Report each line of the data that has "with" somewhere in it.
■ ■ ■ ■
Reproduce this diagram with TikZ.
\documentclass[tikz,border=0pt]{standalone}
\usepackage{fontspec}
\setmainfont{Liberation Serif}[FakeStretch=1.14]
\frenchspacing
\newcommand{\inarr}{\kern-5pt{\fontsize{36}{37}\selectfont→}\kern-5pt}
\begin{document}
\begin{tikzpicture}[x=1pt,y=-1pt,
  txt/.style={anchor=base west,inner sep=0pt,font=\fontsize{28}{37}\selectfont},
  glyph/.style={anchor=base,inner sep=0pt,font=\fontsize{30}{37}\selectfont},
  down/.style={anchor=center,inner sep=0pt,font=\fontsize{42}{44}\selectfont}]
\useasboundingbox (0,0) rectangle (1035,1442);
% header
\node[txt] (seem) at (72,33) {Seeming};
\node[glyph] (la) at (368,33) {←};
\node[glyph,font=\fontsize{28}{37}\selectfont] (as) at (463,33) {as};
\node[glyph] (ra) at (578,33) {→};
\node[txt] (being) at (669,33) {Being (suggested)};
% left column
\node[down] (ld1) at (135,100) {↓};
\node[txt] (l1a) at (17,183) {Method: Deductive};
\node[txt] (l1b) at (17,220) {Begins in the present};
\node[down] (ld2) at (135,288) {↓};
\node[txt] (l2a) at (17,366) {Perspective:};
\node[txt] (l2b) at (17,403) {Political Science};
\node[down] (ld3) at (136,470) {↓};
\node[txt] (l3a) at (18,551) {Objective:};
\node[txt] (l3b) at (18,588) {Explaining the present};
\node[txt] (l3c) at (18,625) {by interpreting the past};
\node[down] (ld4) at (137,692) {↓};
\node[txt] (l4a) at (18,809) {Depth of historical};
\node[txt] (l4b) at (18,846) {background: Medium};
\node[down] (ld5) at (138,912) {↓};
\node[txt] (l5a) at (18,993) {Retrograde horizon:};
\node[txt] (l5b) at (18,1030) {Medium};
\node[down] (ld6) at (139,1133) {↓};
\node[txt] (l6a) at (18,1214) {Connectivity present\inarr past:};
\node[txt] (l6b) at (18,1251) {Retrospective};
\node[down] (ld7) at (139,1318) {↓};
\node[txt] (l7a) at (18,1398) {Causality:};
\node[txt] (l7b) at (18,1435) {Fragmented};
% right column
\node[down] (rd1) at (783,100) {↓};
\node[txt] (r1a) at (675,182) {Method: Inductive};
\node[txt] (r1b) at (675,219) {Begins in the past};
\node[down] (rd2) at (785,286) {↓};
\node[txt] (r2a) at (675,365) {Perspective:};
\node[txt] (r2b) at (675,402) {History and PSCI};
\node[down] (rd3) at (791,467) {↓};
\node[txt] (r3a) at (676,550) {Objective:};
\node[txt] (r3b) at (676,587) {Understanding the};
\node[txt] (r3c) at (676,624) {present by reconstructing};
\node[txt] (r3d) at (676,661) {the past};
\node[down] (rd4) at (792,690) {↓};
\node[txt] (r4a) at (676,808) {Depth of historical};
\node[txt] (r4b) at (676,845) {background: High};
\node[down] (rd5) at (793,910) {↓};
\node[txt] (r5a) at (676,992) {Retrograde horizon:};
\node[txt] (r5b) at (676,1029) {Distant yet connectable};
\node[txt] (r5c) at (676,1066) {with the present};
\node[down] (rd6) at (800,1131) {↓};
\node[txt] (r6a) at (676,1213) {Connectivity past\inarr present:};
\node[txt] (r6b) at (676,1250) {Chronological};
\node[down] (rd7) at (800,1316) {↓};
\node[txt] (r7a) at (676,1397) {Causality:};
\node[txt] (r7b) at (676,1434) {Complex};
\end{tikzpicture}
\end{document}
■ ■ ■ ■
Result for this exercise
Reproduce this diagram with TikZ.
\node[txt] (r5c) at (676,1066) {with the present};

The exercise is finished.